King’s epic childhood fear book, It, begins in 1957 when kids start disappearing from the small town of Derry, Maine. Bill Denbrough is down with a cold on a rainy day. He makes a paper sailboat for his little brother and puts paraffin wax on the bottom so Georgie can sail it in the rain run-off in the gutters. It’s the last time Bill (or anyone else) will see his brother alive. Georgie’s body is found with one of his arms ripped off. Bill’s family and his childhood are forever changed.
Bill, Ben, Eddie, Ritchie, Beverly, Stan and Mike are all outcasts in school and for many of them, outcasts from their families. The summer of their twelfth year, they find each other and form the Loser’s Club. Strange things are happening in Derry. The bullies seem to be bloated with rage and cruelty. And these aren’t pulling- your- hair or putting a whoopee cushion under your seat kind of bullies. These are kids who in a few more years will be robbing liquor stores and killing old ladies for their pensioner’s checks.
More kids are disappearing but now there’s an even darker undertone to it. Pennywise the Dancing Clown, a supernatural shape-shifter, knows every child’s fear and uses it. To Ritchie, it’s his fear of the werewolf from I Was a Teenage Werewolf. For Eddie, a mama’s boy and a hypochondriac, it’s a leper. Pennywise feeds on their deepest fears and calls the fear “Salting the meat.” That summer, the Loser’s Club finds out that the evil in Derry has a cycle.
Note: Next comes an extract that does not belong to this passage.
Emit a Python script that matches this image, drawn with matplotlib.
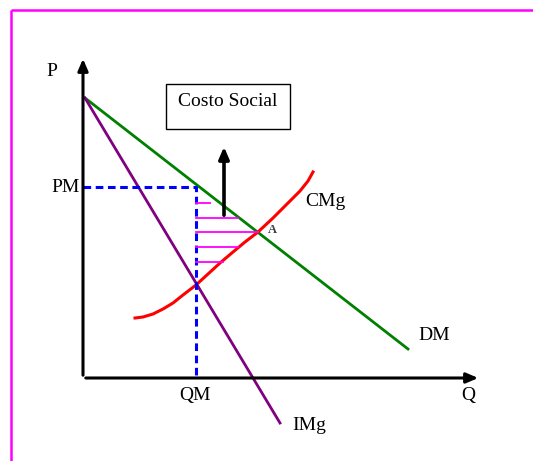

Every 27 years people disappear and it’s not always kids. Back in the 1700s, It woke up and 300 residents of Derry disappeared. In 1957 a vicious storm ripped through the town, awakening It. That summer, the Loser’s Club defeated Pennywise but they know that in 27 years, he will be back. The group ends up going their separate ways, moving out-of-town and losing touch. Mike, however, has stayed in Derry and has become the local librarian. Since Mike stayed, he’s the only one who truly remembers that summer. The others have repressed the memory so deeply that nothing from that summer stands out. They even forget about each other. 27 years after their defeat of Pennywise, Mike begins to call the Loser’s Club to say it’s happening again. It’s back.
One by one they all come back to Derry to defeat evil again. But this time, they’re not scared kids. They’re scared adults and realize they’ve always been haunted and that their grown up lives aren’t as glamorous as they seem. But the bond that brought them all together as kids is still there.
If you want to be scared (and probably end up huddled in a closet with a flashlight and winter coats covering you) by clowns taking children and eating them and you like stories where a bunch of lonely 12-year-old kids find friendship and banish an evil clown, this is the book for you. And if you see some clown standing under a street lamp during the darkest part of night, run. Just run.